# Green Goblin



## BigRed38 (May 5, 2009)

Let me first start by saying that I in no way shape or form believe that I can accomplish what our resident reel painters can accomplish. But I was on a budget, so it was either custom rod or custom painted reel. With that said, I took on the task of completely breaking down my Penn 105c and giving it a face lift. If I told you it has been a stress free 2 days I would be lying to you. Not once but twice did I have to strip and repaint multiple pieces. Taking the tank apart proved to be a breeze.... Putting it back together was a different story. Looked up the schematics and got all the screws back in the reel.

This was without a doubt a budget project. I used VHT High Temp engine enamel and Rustoleum acrylic enamel as my clear coat. Overall, I am satisfied and debating on getting an air gun so I can do this the right way from now on. 


















Sent from my iPhone using Tapatalk


----------



## Blake R. (Mar 17, 2009)

Sick.


Sent from my iPhone using Tapatalk


----------



## Pompano Joe (Jan 28, 2009)

Nice job! Great reels. I've built a couple of customs on the 105c and 105cs.


----------



## BigRed38 (May 5, 2009)

Joe, do these reels have a weird sound when being reeled? I'm not gonna call it grinding because it's not. But it's not the normal smooth sound that a reel makes. 


Sent from my iPhone using Tapatalk


----------



## mjg21 (Sep 5, 2012)

nice job on reel and ur nails lol


----------



## BigRed38 (May 5, 2009)

Thanks MJ, they clash with my business casual attire though lol.


Sent from my iPhone using Tapatalk


----------



## Pompano Joe (Jan 28, 2009)

BigRed38 said:


> Joe, do these reels have a weird sound when being reeled? I'm not gonna call it grinding because it's not. But it's not the normal smooth sound that a reel makes.
> 
> 
> Sent from my iPhone using Tapatalk


Anti reverse maybe?

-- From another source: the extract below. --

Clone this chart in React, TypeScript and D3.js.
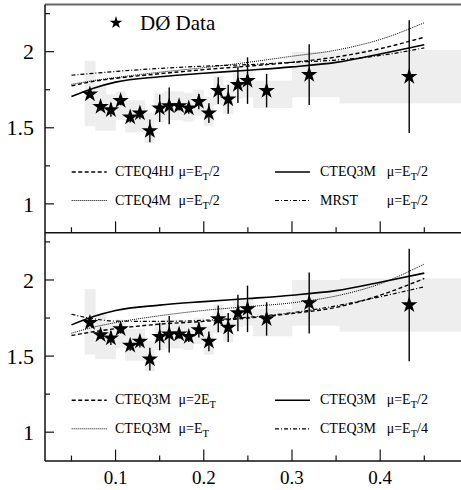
import * as d3 from "d3";

// D0 data points (x, ratio) with stat errors
const xPts = [0.0709, 0.083, 0.0947, 0.1057, 0.1166, 0.1276, 0.1389, 0.15, 0.1608, 0.172, 0.183, 0.1944, 0.2058, 0.2164, 0.2277, 0.2387, 0.2496, 0.2712, 0.3195, 0.4329];
const yPts = [1.72, 1.639, 1.617, 1.678, 1.57, 1.596, 1.48, 1.628, 1.644, 1.644, 1.628, 1.672, 1.596, 1.744, 1.688, 1.783, 1.81, 1.744, 1.849, 1.836];
const yErr = [0.02, 0.025, 0.045, 0.03, 0.035, 0.04, 0.075, 0.09, 0.12, 0.03, 0.035, 0.05, 0.065, 0.088, 0.095, 0.12, 0.153, 0.11, 0.2, 0.37];

// systematic band (stepped)
const sysEdges = [0.065, 0.077, 0.089, 0.1, 0.111, 0.122, 0.133, 0.144, 0.155, 0.166, 0.177, 0.188, 0.2, 0.211, 0.222, 0.233, 0.244, 0.256, 0.3, 0.354, 0.52];
const sysHi = [1.94, 1.78, 1.72, 1.74, 1.68, 1.68, 1.6, 1.73, 1.74, 1.74, 1.73, 1.75, 1.7, 1.84, 1.78, 1.87, 1.88, 1.81, 2.0, 2.01];
const sysLo = [1.51, 1.48, 1.48, 1.55, 1.47, 1.47, 1.4, 1.54, 1.55, 1.55, 1.54, 1.58, 1.51, 1.65, 1.59, 1.69, 1.7, 1.63, 1.7, 1.66];

// theory curves
const curveX = [0.05, 0.075, 0.1, 0.15, 0.2, 0.25, 0.3, 0.35, 0.4, 0.45];
const cteq3mHalf = [1.705, 1.76, 1.8, 1.835, 1.858, 1.878, 1.9, 1.93, 1.985, 2.045];
const cteq4hj = [1.775, 1.805, 1.825, 1.855, 1.882, 1.905, 1.93, 1.965, 2.02, 2.095];
const cteq4m = [1.785, 1.81, 1.83, 1.865, 1.895, 1.93, 1.97, 2.01, 2.08, 2.19];
const mrst = [1.845, 1.858, 1.87, 1.89, 1.905, 1.915, 1.93, 1.945, 1.975, 2.025];
const cteq3m2Et = [1.635, 1.66, 1.68, 1.71, 1.728, 1.75, 1.78, 1.82, 1.9, 2.01];
const cteq3mEt = [1.65, 1.69, 1.72, 1.765, 1.8, 1.825, 1.85, 1.895, 1.975, 2.105];
const cteq3mQuarter = [1.775, 1.745, 1.73, 1.728, 1.735, 1.755, 1.785, 1.83, 1.89, 1.955];

const xMajor = [0.1, 0.2, 0.3, 0.4];
const xMinor = [0.05, 0.15, 0.25, 0.35, 0.45];
const yMajor = [1, 1.5, 2];
const yMinor = [1.25, 1.75, 2.25];

const dashStyles: Record<string, { dash?: string; w: number }> = {
  solid: { w: 1.6 },
  dashed: { dash: "4 2.5", w: 1.4 },
  dotted: { dash: "1 1", w: 1 },
  dashdot: { dash: "4 2 1 2", w: 1.2 },
};

type Entry = { name: string; f: string; sub: string; post: string; style: string; series: number[] };

const topEntries: Entry[] = [
  { name: "CTEQ4HJ", f: "μ=E", sub: "T", post: "/2", style: "dashed", series: cteq4hj },
  { name: "CTEQ3M", f: "μ=E", sub: "T", post: "/2", style: "solid", series: cteq3mHalf },
  { name: "CTEQ4M", f: "μ=E", sub: "T", post: "/2", style: "dotted", series: cteq4m },
  { name: "MRST", f: "μ=E", sub: "T", post: "/2", style: "dashdot", series: mrst },
];
const bottomEntries: Entry[] = [
  { name: "CTEQ3M", f: "μ=2E", sub: "T", post: "", style: "dashed", series: cteq3m2Et },
  { name: "CTEQ3M", f: "μ=E", sub: "T", post: "/2", style: "solid", series: cteq3mHalf },
  { name: "CTEQ3M", f: "μ=E", sub: "T", post: "", style: "dotted", series: cteq3mEt },
  { name: "CTEQ3M", f: "μ=E", sub: "T", post: "/4", style: "dashdot", series: cteq3mQuarter },
];

const W = 461;
const H = 490;
const left = 45;
const panelH = 228.3;
const tops = [4.5, 4.5 + panelH];
const font = "'Liberation Serif', 'Times New Roman', Times, 'DejaVu Serif', serif";

const x = d3.scaleLinear().domain([0.02, 0.5]).range([left, 468.4]);

const Panel = ({ top, entries, showData }: { top: number; entries: Entry[]; showData: boolean }) => {
  const y = d3.scaleLinear().domain([0.81, 2.31]).range([top + panelH, top]);
  const line = d3
    .line<number>()
    .x((_, i) => x(curveX[i]))
    .y((d) => y(d))
    .curve(d3.curveMonotoneX);
  const star = d3.symbol(d3.symbolStar, 85)() as string;
  const bottom = top + panelH;
  const legendCols = [
    { lx0: 71.7, lx1: 106.7, tx: 115, fx: 178.5 },
    { lx0: 275, lx1: 310, tx: 320, fx: 386.7 },
  ];
  const rows = [top + 167.5, top + 196];
  return (
    <g>
      {/* systematic band */}
      <g fill="#eeeeee">
        {sysHi.map((hi, i) => (
          <rect key={i} x={x(sysEdges[i])} width={x(sysEdges[i + 1]) - x(sysEdges[i]) + 0.3} y={y(hi)} height={y(sysLo[i]) - y(hi)} />
        ))}
      </g>
      {/* theory curves */}
      {entries.map((e, i) => (
        <path key={i} d={line(e.series) ?? ""} fill="none" stroke="#000" strokeWidth={dashStyles[e.style].w} strokeDasharray={dashStyles[e.style].dash} />
      ))}
      {/* data */}
      <g stroke="#000" strokeWidth={1.4}>
        {xPts.map((xv, i) => (
          <line key={i} x1={x(xv)} x2={x(xv)} y1={y(yPts[i] - yErr[i])} y2={y(yPts[i] + yErr[i])} />
        ))}
      </g>
      <g fill="#000">
        {xPts.map((xv, i) => (
          <path key={i} d={star} transform={`translate(${x(xv)},${y(yPts[i])})`} />
        ))}
      </g>
      {/* axes */}
      <line x1={left} x2={W} y1={bottom} y2={bottom} stroke="#111" strokeWidth={1.5} />
      {xMajor.map((v) => (
        <line key={v} x1={x(v)} x2={x(v)} y1={bottom} y2={bottom - 11.5} stroke="#111" strokeWidth={1.2} />
      ))}
      {xMinor.map((v) => (
        <line key={v} x1={x(v)} x2={x(v)} y1={bottom} y2={bottom - 5.5} stroke="#111" strokeWidth={1.2} />
      ))}
      {yMajor.map((v) => (
        <g key={v}>
          <line x1={left} x2={left + 9} y1={y(v)} y2={y(v)} stroke="#111" strokeWidth={1.2} />
          <text x={34} y={y(v)} dy="0.35em" textAnchor="end" style={{ fontFamily: font, fontSize: 22 }}>
            {v}
          </text>
        </g>
      ))}
      {yMinor.map((v) => (
        <line key={v} x1={left} x2={left + 5} y1={y(v)} y2={y(v)} stroke="#111" strokeWidth={1.2} />
      ))}
      {/* legend */}
      {entries.map((e, i) => {
        const c = legendCols[i % 2];
        const ry = rows[Math.floor(i / 2)];
        const st = dashStyles[e.style];
        return (
          <g key={i} style={{ fontFamily: font, fontSize: 14 }}>
            <line x1={c.lx0} x2={c.lx1} y1={ry} y2={ry} stroke="#000" strokeWidth={st.w} strokeDasharray={st.dash} />
            <text x={c.tx} y={ry + 4}>{e.name}</text>
            <text x={c.fx} y={ry + 4}>
              {e.f}
              <tspan style={{ fontSize: 10.5 }} dy={4}>{e.sub}</tspan>
              <tspan dy={-4}>{e.post}</tspan>
            </text>
          </g>
        );
      })}
      {showData && (
        <g>
          <path d={d3.symbol(d3.symbolStar, 50)() as string} transform={`translate(116,22.7)`} fill="#000" />
          <text x={140} y={29.5} style={{ fontFamily: font, fontSize: 21 }}>
            DØ Data
          </text>
        </g>
      )}
    </g>
  );
};

export default function App() {
  return (
    <svg width={W} height={H} viewBox={`0 0 ${W} ${H}`} style={{ position: "absolute", left: 0, top: 0, background: "#fff" }}>
      <rect width={W} height={H} fill="#fff" />
      <Panel top={tops[0]} entries={topEntries} showData />
      <Panel top={tops[1]} entries={bottomEntries} showData={false} />
      {/* frame */}
      <line x1={left} x2={W} y1={tops[0]} y2={tops[0]} stroke="#666" strokeWidth={2} />
      <line x1={left} x2={left} y1={tops[0]} y2={tops[1] + panelH} stroke="#111" strokeWidth={1.5} />
      {xMajor.map((v) => (
        <text key={v} x={x(v)} y={484} textAnchor="middle" style={{ fontFamily: font, fontSize: 19 }}>
          {v}
        </text>
      ))}
    </svg>
  );
}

Can't think of anything else.


----------



## BigRed38 (May 5, 2009)

Probably, my anti-reverse isn't as solid as it used to be.


Sent from my iPhone using Tapatalk


----------



## cajun creationz (Aug 17, 2012)

dang i got beat to the nails..lol..laytex gloves unless you have allergies ..not bad for the first outing..tell me what steps you took and the materials you used and i can help you improve your next go round..you must must must use a clear that is 2 part with hardener..and even better with an added uv ratiing..looks good from where im sitting though


----------



## BigRed38 (May 5, 2009)

Basically I was going to strip any putter coating with 1000grit paper but learned that there was zero/minimal coating on the reel. Have a good acetone scrub down and let dry. 

Did 3 coats in 10min intervals on all parts. Allowed some exterior drying time. Baked at 200 degrees for 20mins to cure the paint. Allowed cooling time, about an hour. Then applied 2 layers of the automotive clear coat. 

Used automotive paint because I figured it would be the most UV protective. 

Really enjoyed the process of creating my own work. To the point I looked up on eBay/Amazon the price of spray guns and such. Not to bad of a price and seems like a great hobby to pick up. 

Just unsure of where to start materials wise.


Sent from my iPhone using Tapatalk


----------



## cajun creationz (Aug 17, 2012)

did you use any primer or sealer?..was the auto clear in a can?


----------



## BigRed38 (May 5, 2009)

cajun creationz said:


> did you use any primer or sealer?..was the auto clear in a can?



No primer or sealer and yes. 


Sent from my iPhone using Tapatalk


----------



## cajun creationz (Aug 17, 2012)

ouch..


----------



## Jason (Oct 2, 2007)

nothing wrong w/ that brother!!! great color! Ifin you had a black rod w/ that color wrap, you'd be in business!!!


----------



## cajun creationz (Aug 17, 2012)

hey big red..are you the big red kayak guy i see in navarre..hey you are welcome to come over to my house and check out my setup ..and i can show you how i do things..no big secret and im always willing to share to an open ear thats eager to learn something new..ive been in the custom car world for 15 years..and i have brought many of the auto painting techniques into my reel hobby..850 376 4908..doors always open


----------



## BigRed38 (May 5, 2009)

Ya, I know. Hoping the type of paint will provide a better quality than typical household spray paint.


Sent from my iPhone using Tapatalk


----------



## cajun creationz (Aug 17, 2012)

you must use a direct to metal primer or sealer first..the paint not properly bond to the bare metal by itself...and the rattle can primer and clear have no active catalyst ..you can use the rattle can paint in between the primer and clear though


----------



## BigRed38 (May 5, 2009)

Jason said:


> nothing wrong w/ that brother!!! great color! Ifin you had a black rod w/ that color wrap, you'd be in business!!!


That's the plan! Probably gonna hit up Javier when i have some funds to move around.



cajun creationz said:


> hey big red..are you the big red kayak guy i see in navarre..hey you are welcome to come over to my house and check out my setup ..and i can show you how i do things..no big secret and im always willing to share to an open ear thats eager to learn something new..ive been in the custom car world for 15 years..and i have brought many of the auto painting techniques into my reel hobby..850 376 4908..doors always open


Every now and then, I operate out of a red Pescador, I am mostly in Pensacola. Would be really interested in getting up with you one day and seeing the ropes. Like I said, I had a lot of fun doing it.


----------



## Ocean Master (May 20, 2008)

I think you did a great job..!!


----------



## BigRed38 (May 5, 2009)

Thanks OM!


Sent from my iPhone using Tapatalk


----------